Back in August, Japan struggled with the Covid-19 pandemic. With more than 20,000 confirmed cases daily, there were concerns about whether the Tokyo Olympics could be held. However, the atmosphere has changed completely. According to the official government announcement, the number of positive cases has drastically decreased to 100 a day. When the world is nervous about another surge due to the Omicron variant, Japan is an unusual and strange case.
"Factor X" is being discussed as the reason for the drastic drop in daily cases. They claim that Japan has a special factor distinguished from other countries. The term "Factor X" was coined and first used last year by Shinya Yamanaka, a Kyoto University professor and the winner of the 2012 Nobel Prize in Physiology. He argued that Japanese people may have a special genetic factor that led to a small number of cases in Japan. While Yamanaka is an international authority in stem cell research, he did not provide any grounds for his claim.

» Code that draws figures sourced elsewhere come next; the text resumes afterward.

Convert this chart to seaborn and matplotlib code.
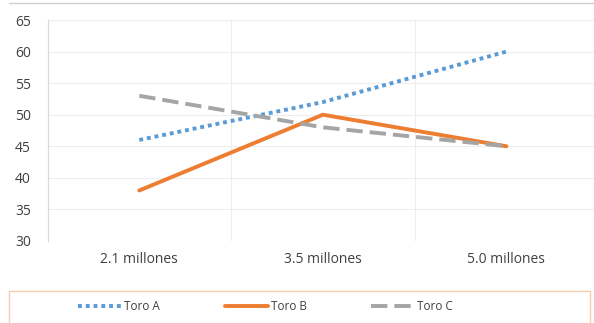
import matplotlib
matplotlib.use("Agg")
import matplotlib.pyplot as plt
import seaborn as sns
import pandas as pd
from matplotlib.patches import Rectangle
from matplotlib.lines import Line2D

categories = ["2.1 millones", "3.5 millones", "5.0 millones"]
toro_a = [46, 52, 60]
toro_b = [38, 50, 45]
toro_c = [53, 48, 45]
series_names = ["Toro A", "Toro B", "Toro C"]
y_ticks = [30, 35, 40, 45, 50, 55, 60, 65]

sns.set_theme(style="white")
plt.rcParams["font.family"] = ["Open Sans", "DejaVu Sans"]

rows = []
for name, vals in zip(series_names, [toro_a, toro_b, toro_c]):
    for i, (cat, v) in enumerate(zip(categories, vals)):
        rows.append({"pos": i, "cat": cat, "serie": name, "valor": v})
df = pd.DataFrame(rows)

colors = {"Toro A": "#5B9BD5", "Toro B": "#ED7D31", "Toro C": "#A5A5A5"}
dashes = {"Toro A": (1, 1), "Toro B": "", "Toro C": (4.2, 1.8)}
LW = 2.8

fig = plt.figure(figsize=(5.94, 3.23), dpi=100)
ax = fig.add_axes([0.080, 0.254, 0.927, 0.684])

sns.lineplot(data=df, x="pos", y="valor", hue="serie", style="serie",
             palette=colors, dashes=dashes, linewidth=LW, ax=ax,
             legend=False, zorder=3)

ax.set_xlim(-0.5, 2.5)
ax.set_ylim(30, 65)
ax.set_yticks(y_ticks)
ax.set_xticks(range(len(categories)))
ax.set_xticklabels(categories)
ax.set_xlabel("")
ax.set_ylabel("")

# horizontal gridlines and category separators
for y in y_ticks[1:]:
    ax.axhline(y, color="#EDEDED", lw=0.8, zorder=0)
for x in [0.5, 1.5]:
    ax.axvline(x, color="#EDEDED", lw=0.8, zorder=0)

for side in ["top", "right", "bottom"]:
    ax.spines[side].set_visible(False)
ax.spines["left"].set_color("#D9D9D9")
ax.spines["left"].set_linewidth(0.8)
ax.tick_params(axis="both", length=0, labelsize=10, colors="#404040")
ax.tick_params(axis="y", pad=12)
ax.tick_params(axis="x", pad=8)

# top border line of the chart area
fig.add_artist(Line2D([9 / 594, 1.0], [1 - 3 / 323, 1 - 3 / 323],
                      color="#D0D0D0", lw=1.0, transform=fig.transFigure))

# legend box
fig.add_artist(Rectangle((9 / 594, -0.02), (590 - 9) / 594, (323 - 291) / 323 + 0.02,
                         transform=fig.transFigure, fill=False,
                         edgecolor="#F8CBAD", lw=1.0))

handles = [Line2D([0], [0], color=colors["Toro A"], lw=LW, dashes=dashes["Toro A"]),
           Line2D([0], [0], color=colors["Toro B"], lw=LW),
           Line2D([0], [0], color=colors["Toro C"], lw=LW, dashes=dashes["Toro C"])]
fig.legend(handles, series_names, loc="center", bbox_to_anchor=(265.5 / 594, 1 - 307 / 323),
           ncol=3, frameon=False, fontsize=8.5, handlelength=3.7,
           handletextpad=0.2, columnspacing=5.5, labelcolor="#404040",
           borderpad=0, borderaxespad=0)

fig.savefig("out.png", dpi=100)
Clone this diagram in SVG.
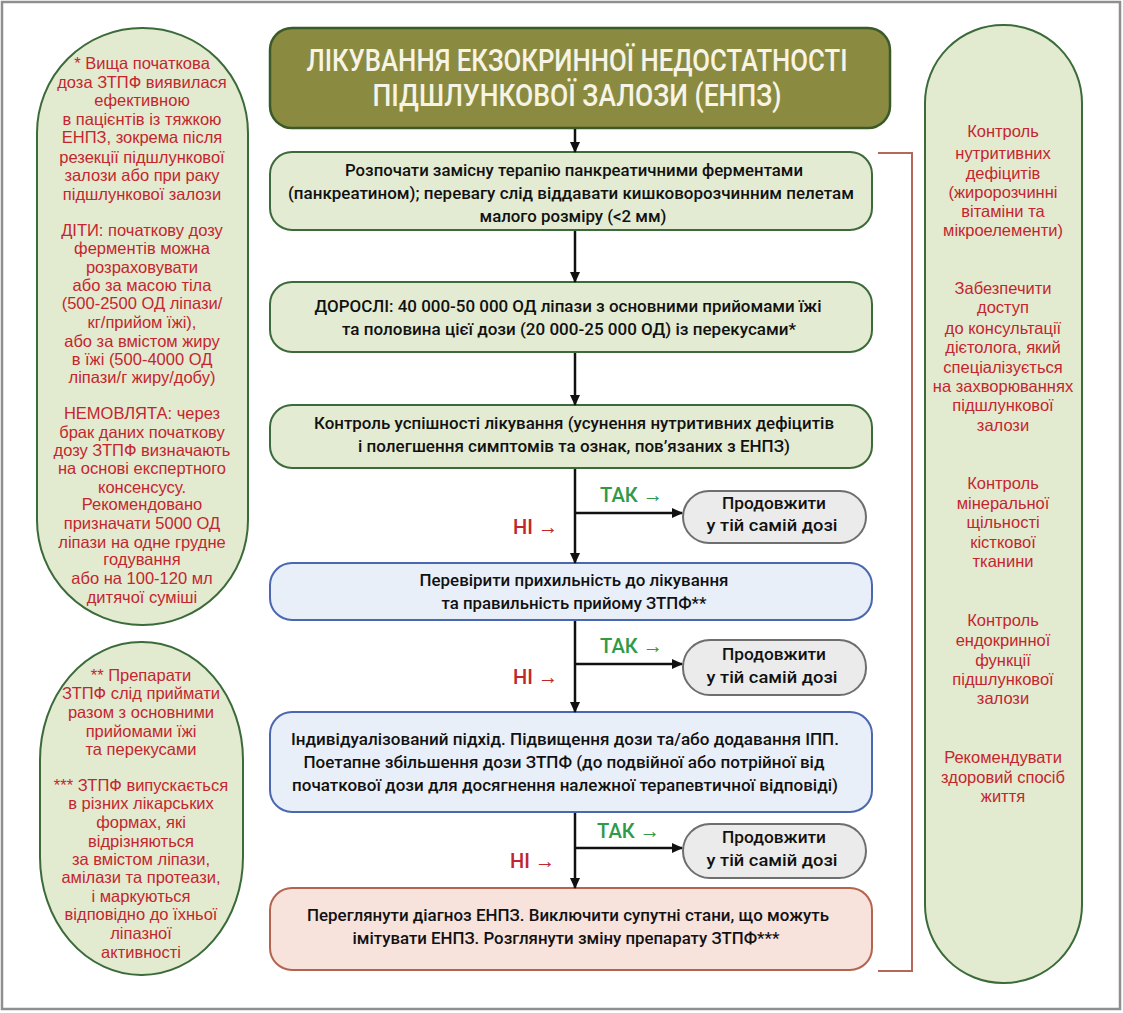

But lately, Japanese researchers and media have started to come up with various theories. On Dec. 10, the Institute of Physics and Chemistry under the Ministry of Education, Culture, Sports, Science and Technology announced the results of a study that the HLA-A24 white blood cell that 60 percent of Japanese people have can prevent severe Covid-19 cases. Some media claimed that the culture of not wearing shoes at home, high BCG vaccination rate and low obesity were part of Japan's Factor X.
Sufficient research may clarify the validity of Factor X, but the prevailing opinion is that it is only a hypothesis. The culture of not wearing shoes at home or high BCG vaccination rate cannot explain a fast spread of infections in Korea. Most Japanese media say there are various discussions on the X, but nothing is clear.
How nice would it be if an innate genetic trait or lifestyle can prevent Covid-19? In Korea's reality, such wishful thinking seems pointless. With 7,000 cases being reported daily, the spread is not slowing down. The only thing we can rely on is not-too-tight yet not-too-slack disease control strictly based on science. Rather than self-praising its "successful" quarantine, the government must avoid making political judgements. That's the way to help create Korea's Factor X.